Google has laid off more than 200 contractors engaged in refining its artificial intelligence systems, including Gemini and AI Overviews. The job cuts, which occurred in multiple rounds last month, affected workers employed via GlobalLogic and its subcontractors — many of whom were responsible for tuning AI responses and improving chatbot quality.
The impacted teams, known as “super raters,” played a crucial role in shaping AI-generated content by evaluating and correcting responses, improving tone, and aligning outputs with user expectations. Several held advanced degrees and worked across natural language, search summarisation, and conversational AI tools.
Project ramp-down or quiet restructuring?
According to reports, many contractors were notified abruptly, with access revoked without prior warning.
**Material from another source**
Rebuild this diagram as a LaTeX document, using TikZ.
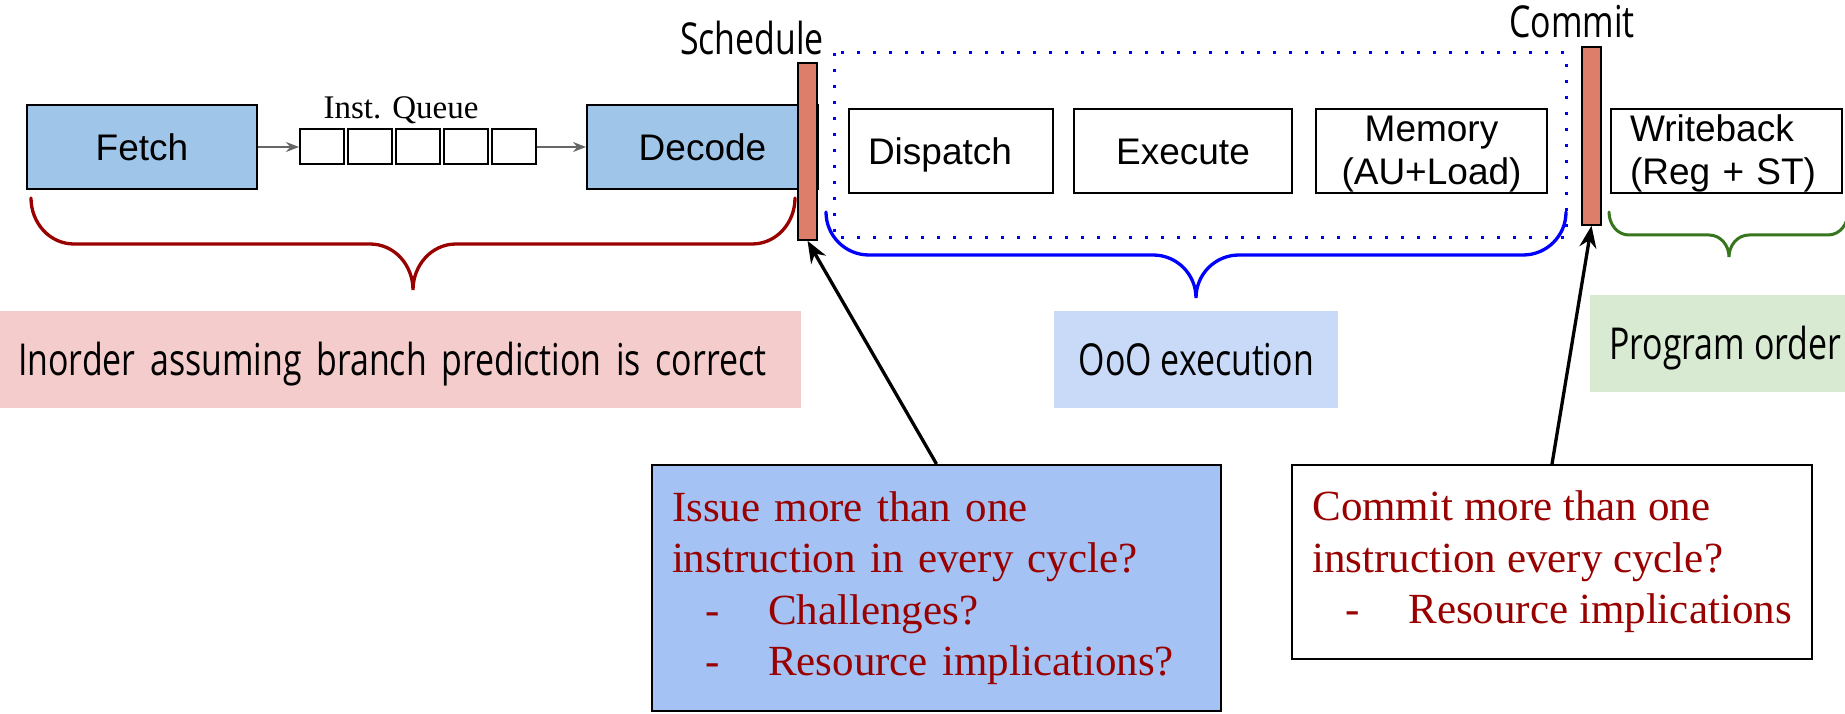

Some were told the cuts were due to a “ramp-down” in AI projects, though specific project terminations were not disclosed.
The layoffs come amid Google’s broader push to scale AI investments and streamline its contractor model — a recurring theme in the tech industry as companies expand AI development while reassessing cost structures and team compositions.
A spokesperson for Google clarified that the affected individuals were not direct employees of Alphabet, and that employment conditions are managed by contracting firms. However, the move has reignited concerns about labour protections, especially for workers engaged in critical functions without job stability or visibility into strategic changes.
Tensions over unionisation and working conditions
Some workers alleged that the layoffs may have been linked to informal unionisation discussions and past complaints about low wages. Given their role in training large language models and refining AI interactions, the dismissals have raised red flags within labour rights groups who argue that these roles are essential yet undervalued.
Contractors reported working across Google’s flagship AI tools, including its summarisation feature AI Overviews. Their role involved validating AI outputs for accuracy, tone, and usability — functions that directly impact product quality and user experience.
While Google has not officially linked the cuts to budget constraints or strategy shifts, the timing coincides with rising internal and external pressure on Big Tech companies to improve AI reliability while keeping costs in check.
As generative AI development continues to accelerate, the treatment of behind-the-scenes AI training teams — especially those operating under contract — may become a key issue for tech labour policy and transparency in model development.